The prescription lens approach also highlights an uncomfortable truth about the tech industry's historic blindness to accessibility. Designing for disability and variation shouldn't be treated as a special accommodation or premium feature—it should be foundational. When technology requires users to modify their bodies (through contact lenses) or accept inferior experiences (through add-on solutions) to access innovation, we've gotten the equation backwards.

Meta's competition should take note. The companies that will dominate the wearable AI market won't be those with the most sophisticated algorithms or the sleekest industrial design. They'll be the ones that recognize their products need to work for humans as they actually exist—with glasses, hearing aids, mobility devices, and countless other variations that define real-world users rather than the idealized ones that populate promotional materials.
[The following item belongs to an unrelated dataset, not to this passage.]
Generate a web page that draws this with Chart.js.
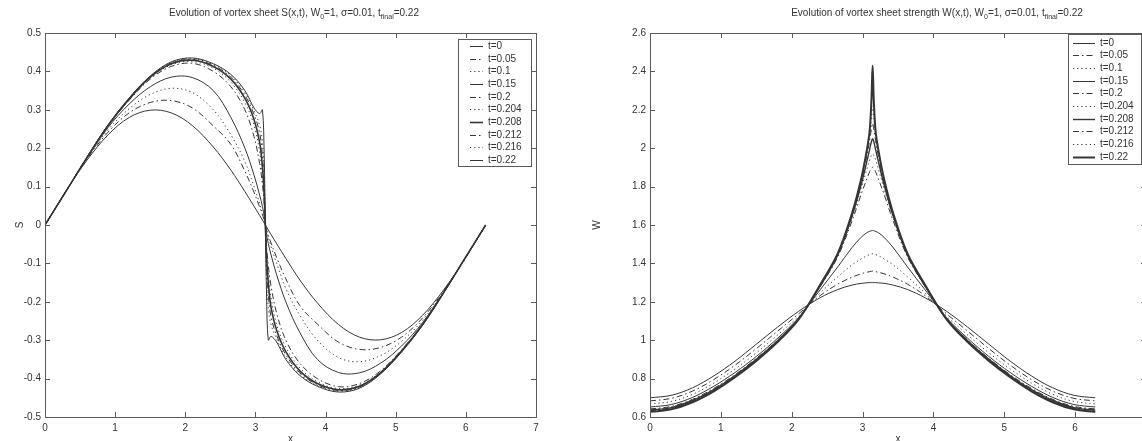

The prescription lens moment matters because it signals that at least one major player has learned this lesson. Wearable AI can't achieve ubiquity by targeting only a subset of potential users. It has to be designed from the ground up to accommodate human diversity. That Meta is now doing this—and doing it through established optical retail channels—suggests the industry may finally be maturing beyond the "move fast and break things" mentality that has historically marginalized accessibility.

The question now is whether other players will follow suit, or whether they'll continue designing for an imaginary user base that doesn't need corrective lenses, doesn't have motor control challenges, and doesn't require any accommodations whatsoever. The companies that choose the former path will own the wearable AI market. The ones that don't will be left wondering why their technically superior products never found an audience.